> _DATA LINES_:

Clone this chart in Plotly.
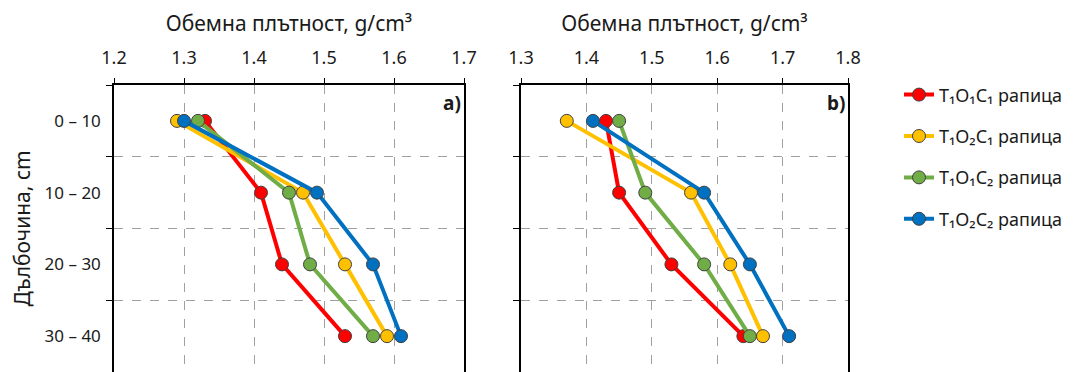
import plotly.graph_objects as go

depths = ["0 – 10", "10 – 20", "20 – 30", "30 – 40"]
series_names = ["T₁O₁C₁ рапица", "T₁O₂C₁ рапица", "T₁O₁C₂ рапица", "T₁O₂C₂ рапица"]
colors = ["#FF0000", "#FFC000", "#70AD47", "#0070C0"]

# panel a)
a_t1o1c1 = [1.33, 1.41, 1.44, 1.53]
a_t1o2c1 = [1.29, 1.47, 1.53, 1.59]
a_t1o1c2 = [1.32, 1.45, 1.48, 1.57]
a_t1o2c2 = [1.30, 1.49, 1.57, 1.61]

# panel b)
b_t1o1c1 = [1.43, 1.45, 1.53, 1.64]
b_t1o2c1 = [1.37, 1.56, 1.62, 1.67]
b_t1o1c2 = [1.45, 1.49, 1.58, 1.65]
b_t1o2c2 = [1.41, 1.58, 1.65, 1.71]

xticks_a = [1.2, 1.3, 1.4, 1.5, 1.6, 1.7]
xticks_b = [1.3, 1.4, 1.5, 1.6, 1.7, 1.8]

FONT = "Noto Sans"
TXT = "#1a1a1a"
OFF = 8  # default page body margin
W, H = 1079 - OFF, 372 - OFF
L, R, T, B = 114 - OFF, 848 - OFF, 85 - OFF, 0
pw = R - L

fig = go.Figure()

a_series = [a_t1o1c1, a_t1o2c1, a_t1o1c2, a_t1o2c2]
b_series = [b_t1o1c1, b_t1o2c1, b_t1o1c2, b_t1o2c2]

for name, col, vals in zip(series_names, colors, a_series):
    fig.add_trace(go.Scatter(
        x=vals, y=depths, mode="lines+markers", name=name,
        line=dict(color=col, width=4),
        marker=dict(size=13, color=col, line=dict(color="#404040", width=1)),
        xaxis="x", yaxis="y", legendgroup=name, showlegend=True))

for name, col, vals in zip(series_names, colors, b_series):
    fig.add_trace(go.Scatter(
        x=vals, y=depths, mode="lines+markers", name=name,
        line=dict(color=col, width=4),
        marker=dict(size=13, color=col, line=dict(color="#404040", width=1)),
        xaxis="x2", yaxis="y2", legendgroup=name, showlegend=False))

xa_end = (464 - OFF - L) / pw
xb_start = (521 - OFF - L) / pw

common_x = dict(
    side="top", showline=True, linecolor="black", linewidth=1.5,
    ticks="outside", ticklen=5, tickcolor="black", tickwidth=1,
    showgrid=True, gridcolor="#A0A0A0", griddash="dash", gridwidth=1,
    tickfont=dict(family=FONT, size=18, color=TXT),
    title=dict(text="Обемна плътност, g/cm³", font=dict(family=FONT, size=21, color=TXT), standoff=8),
    zeroline=False, tickformat=".1f", ticklabelstandoff=7, automargin=False,
)

common_y = dict(
    type="category", categoryorder="array", categoryarray=depths,
    autorange=False, range=[3.5, -0.5], tickson="boundaries",
    showline=True, mirror=True, linecolor="black", linewidth=1.5,
    ticks="outside", ticklen=6, tickcolor="black",
    showgrid=True, gridcolor="#A0A0A0", griddash="dash", automargin=False,
)

fig.update_layout(
    width=W, height=H,
    margin=dict(l=L, r=W - R, t=T, b=B),
    paper_bgcolor="white", plot_bgcolor="white",
    font=dict(family=FONT, size=17, color=TXT),
    xaxis=dict(domain=[0, xa_end], range=[1.2, 1.7], tickvals=xticks_a, anchor="y", **common_x),
    xaxis2=dict(domain=[xb_start, 1], range=[1.3, 1.8], tickvals=xticks_b, anchor="y2", **common_x),
    yaxis=dict(tickfont=dict(family=FONT, size=17, color=TXT),
               title=dict(text="Дълбочина, cm", font=dict(family=FONT, size=21, color=TXT), standoff=18),
               anchor="x", ticklabelstandoff=8, **common_y),
    yaxis2=dict(showticklabels=False, anchor="x2", **common_y),
    legend=dict(x=(899 - OFF - L) / pw, xanchor="left", y=1.03, yanchor="top",
                font=dict(family=FONT, size=18, color=TXT),
                tracegroupgap=15, bgcolor="rgba(0,0,0,0)"),
    showlegend=True,
)

fig.add_annotation(text="<b>a)</b>", xref="x domain", yref="y domain", x=0.997, y=0.99,
                   xanchor="right", yanchor="top", showarrow=False,
                   font=dict(family=FONT, size=19, color=TXT))
fig.add_annotation(text="<b>b)</b>", xref="x2 domain", yref="y2 domain", x=0.997, y=0.99,
                   xanchor="right", yanchor="top", showarrow=False,
                   font=dict(family=FONT, size=19, color=TXT))

fig.write_html("out.html")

> _WRITTEN PROBLEM_: Each line of the material must be retyped exactly, except that images are omitted.

> _RESPONSE BELOW_:
Clone this chart in Plotly.
import plotly.graph_objects as go

depths = ["0 – 10", "10 – 20", "20 – 30", "30 – 40"]
series_names = ["T₁O₁C₁ рапица", "T₁O₂C₁ рапица", "T₁O₁C₂ рапица", "T₁O₂C₂ рапица"]
colors = ["#FF0000", "#FFC000", "#70AD47", "#0070C0"]

# panel a)
a_t1o1c1 = [1.33, 1.41, 1.44, 1.53]
a_t1o2c1 = [1.29, 1.47, 1.53, 1.59]
a_t1o1c2 = [1.32, 1.45, 1.48, 1.57]
a_t1o2c2 = [1.30, 1.49, 1.57, 1.61]

# panel b)
b_t1o1c1 = [1.43, 1.45, 1.53, 1.64]
b_t1o2c1 = [1.37, 1.56, 1.62, 1.67]
b_t1o1c2 = [1.45, 1.49, 1.58, 1.65]
b_t1o2c2 = [1.41, 1.58, 1.65, 1.71]

xticks_a = [1.2, 1.3, 1.4, 1.5, 1.6, 1.7]
xticks_b = [1.3, 1.4, 1.5, 1.6, 1.7, 1.8]

FONT = "Noto Sans"
TXT = "#1a1a1a"
OFF = 8  # default page body margin
W, H = 1079 - OFF, 372 - OFF
L, R, T, B = 114 - OFF, 848 - OFF, 85 - OFF, 0
pw = R - L

fig = go.Figure()

a_series = [a_t1o1c1, a_t1o2c1, a_t1o1c2, a_t1o2c2]
b_series = [b_t1o1c1, b_t1o2c1, b_t1o1c2, b_t1o2c2]

for name, col, vals in zip(series_names, colors, a_series):
    fig.add_trace(go.Scatter(
        x=vals, y=depths, mode="lines+markers", name=name,
        line=dict(color=col, width=4),
        marker=dict(size=13, color=col, line=dict(color="#404040", width=1)),
        xaxis="x", yaxis="y", legendgroup=name, showlegend=True))

for name, col, vals in zip(series_names, colors, b_series):
    fig.add_trace(go.Scatter(
        x=vals, y=depths, mode="lines+markers", name=name,
        line=dict(color=col, width=4),
        marker=dict(size=13, color=col, line=dict(color="#404040", width=1)),
        xaxis="x2", yaxis="y2", legendgroup=name, showlegend=False))

xa_end = (464 - OFF - L) / pw
xb_start = (521 - OFF - L) / pw

common_x = dict(
    side="top", showline=True, linecolor="black", linewidth=1.5,
    ticks="outside", ticklen=5, tickcolor="black", tickwidth=1,
    showgrid=True, gridcolor="#A0A0A0", griddash="dash", gridwidth=1,
    tickfont=dict(family=FONT, size=18, color=TXT),
    title=dict(text="Обемна плътност, g/cm³", font=dict(family=FONT, size=21, color=TXT), standoff=8),
    zeroline=False, tickformat=".1f", ticklabelstandoff=7, automargin=False,
)

common_y = dict(
    type="category", categoryorder="array", categoryarray=depths,
    autorange=False, range=[3.5, -0.5], tickson="boundaries",
    showline=True, mirror=True, linecolor="black", linewidth=1.5,
    ticks="outside", ticklen=6, tickcolor="black",
    showgrid=True, gridcolor="#A0A0A0", griddash="dash", automargin=False,
)

fig.update_layout(
    width=W, height=H,
    margin=dict(l=L, r=W - R, t=T, b=B),
    paper_bgcolor="white", plot_bgcolor="white",
    font=dict(family=FONT, size=17, color=TXT),
    xaxis=dict(domain=[0, xa_end], range=[1.2, 1.7], tickvals=xticks_a, anchor="y", **common_x),
    xaxis2=dict(domain=[xb_start, 1], range=[1.3, 1.8], tickvals=xticks_b, anchor="y2", **common_x),
    yaxis=dict(tickfont=dict(family=FONT, size=17, color=TXT),
               title=dict(text="Дълбочина, cm", font=dict(family=FONT, size=21, color=TXT), standoff=18),
               anchor="x", ticklabelstandoff=8, **common_y),
    yaxis2=dict(showticklabels=False, anchor="x2", **common_y),
    legend=dict(x=(899 - OFF - L) / pw, xanchor="left", y=1.03, yanchor="top",
                font=dict(family=FONT, size=18, color=TXT),
                tracegroupgap=15, bgcolor="rgba(0,0,0,0)"),
    showlegend=True,
)

fig.add_annotation(text="<b>a)</b>", xref="x domain", yref="y domain", x=0.997, y=0.99,
                   xanchor="right", yanchor="top", showarrow=False,
                   font=dict(family=FONT, size=19, color=TXT))
fig.add_annotation(text="<b>b)</b>", xref="x2 domain", yref="y2 domain", x=0.997, y=0.99,
                   xanchor="right", yanchor="top", showarrow=False,
                   font=dict(family=FONT, size=19, color=TXT))

fig.write_html("out.html")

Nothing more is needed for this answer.